>>>>>

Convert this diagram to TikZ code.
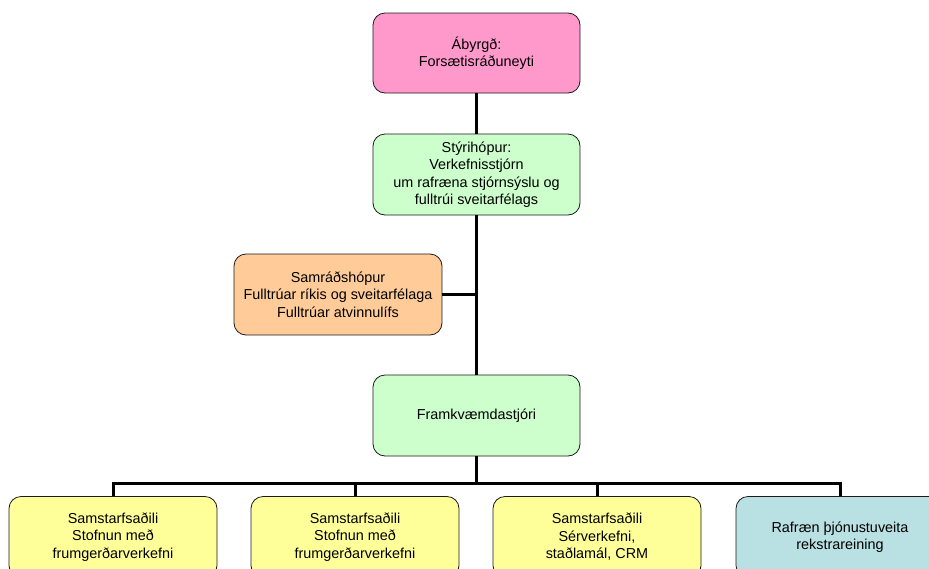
\documentclass[tikz,border=0pt]{standalone}
\usepackage{fontspec}
\setmainfont{Liberation Sans}
\definecolor{cpink}{HTML}{FF99CC}
\definecolor{cgreen}{HTML}{CCFFCC}
\definecolor{corange}{HTML}{FFCC99}
\definecolor{cyellow}{HTML}{FFFF99}
\definecolor{cteal}{HTML}{B9E0E2}
\definecolor{cedge}{HTML}{1A1A1A}
\begin{document}
\begin{tikzpicture}[x=1pt,y=-1pt,
  box/.style={draw=cedge, line width=0.8pt, rounded corners=12pt, minimum width=207pt, minimum height=81pt, align=center, inner sep=2pt, font=\fontsize{14.4}{17.5}\selectfont},
  conn/.style={line width=3pt, draw=black, line join=miter}]
\useasboundingbox (0,0) rectangle (929,568);
\clip (0,0) rectangle (929,568);
\node[box, fill=cpink, minimum height=80pt] (top) at (476.5,53) {Ábyrgð:\\Forsætisráðuneyti};
\node[box, fill=cgreen] (steer) at (476.5,174.5) {Stýrihópur:\\Verkefnisstjórn\\um rafræna stjórnsýslu og\\fulltrúi sveitarfélags};
\node[box, fill=corange, minimum width=208pt] (samrad) at (338,294.5) {Samráðshópur\\Fulltrúar ríkis og sveitarfélaga\\Fulltrúar atvinnulífs};
\node[box, fill=cgreen] (fram) at (476.5,415.5) {Framkvæmdastjóri};
\node[box, fill=cyellow, minimum width=208pt] (b1) at (113,537) {Samstarfsaðili\\Stofnun með\\frumgerðarverkefni};
\node[box, fill=cyellow, minimum width=208pt] (b2) at (355,537) {Samstarfsaðili\\Stofnun með\\frumgerðarverkefni};
\node[box, fill=cyellow, minimum width=208pt] (b3) at (597,537) {Samstarfsaðili\\Sérverkefni,\\staðlamál, CRM};
\node[box, fill=cteal, minimum width=208pt] (b4) at (840,537) {Rafræn þjónustuveita\\rekstrareining};
\coordinate (bus) at (476.5,483);
\draw[conn] (top) -- (steer);
\draw[conn] (steer) -- (fram);
\draw[conn] (samrad.east) -- (samrad.east -| steer.south);
\draw[conn] (fram.south) -- (bus);
\draw[conn] (b1.north) -- (b1.north |- bus) -- (b4.north |- bus) -- (b4.north);
\draw[conn] (b2.north) -- (b2.north |- bus);
\draw[conn] (b3.north) -- (b3.north |- bus);
\end{tikzpicture}
\end{document}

<<<<<

Your objective: Omit any images, then output the listing exactly.

Result:
Convert this diagram to TikZ code.
\documentclass[tikz,border=0pt]{standalone}
\usepackage{fontspec}
\setmainfont{Liberation Sans}
\definecolor{cpink}{HTML}{FF99CC}
\definecolor{cgreen}{HTML}{CCFFCC}
\definecolor{corange}{HTML}{FFCC99}
\definecolor{cyellow}{HTML}{FFFF99}
\definecolor{cteal}{HTML}{B9E0E2}
\definecolor{cedge}{HTML}{1A1A1A}
\begin{document}
\begin{tikzpicture}[x=1pt,y=-1pt,
  box/.style={draw=cedge, line width=0.8pt, rounded corners=12pt, minimum width=207pt, minimum height=81pt, align=center, inner sep=2pt, font=\fontsize{14.4}{17.5}\selectfont},
  conn/.style={line width=3pt, draw=black, line join=miter}]
\useasboundingbox (0,0) rectangle (929,568);
\clip (0,0) rectangle (929,568);
\node[box, fill=cpink, minimum height=80pt] (top) at (476.5,53) {Ábyrgð:\\Forsætisráðuneyti};
\node[box, fill=cgreen] (steer) at (476.5,174.5) {Stýrihópur:\\Verkefnisstjórn\\um rafræna stjórnsýslu og\\fulltrúi sveitarfélags};
\node[box, fill=corange, minimum width=208pt] (samrad) at (338,294.5) {Samráðshópur\\Fulltrúar ríkis og sveitarfélaga\\Fulltrúar atvinnulífs};
\node[box, fill=cgreen] (fram) at (476.5,415.5) {Framkvæmdastjóri};
\node[box, fill=cyellow, minimum width=208pt] (b1) at (113,537) {Samstarfsaðili\\Stofnun með\\frumgerðarverkefni};
\node[box, fill=cyellow, minimum width=208pt] (b2) at (355,537) {Samstarfsaðili\\Stofnun með\\frumgerðarverkefni};
\node[box, fill=cyellow, minimum width=208pt] (b3) at (597,537) {Samstarfsaðili\\Sérverkefni,\\staðlamál, CRM};
\node[box, fill=cteal, minimum width=208pt] (b4) at (840,537) {Rafræn þjónustuveita\\rekstrareining};
\coordinate (bus) at (476.5,483);
\draw[conn] (top) -- (steer);
\draw[conn] (steer) -- (fram);
\draw[conn] (samrad.east) -- (samrad.east -| steer.south);
\draw[conn] (fram.south) -- (bus);
\draw[conn] (b1.north) -- (b1.north |- bus) -- (b4.north |- bus) -- (b4.north);
\draw[conn] (b2.north) -- (b2.north |- bus);
\draw[conn] (b3.north) -- (b3.north |- bus);
\end{tikzpicture}
\end{document}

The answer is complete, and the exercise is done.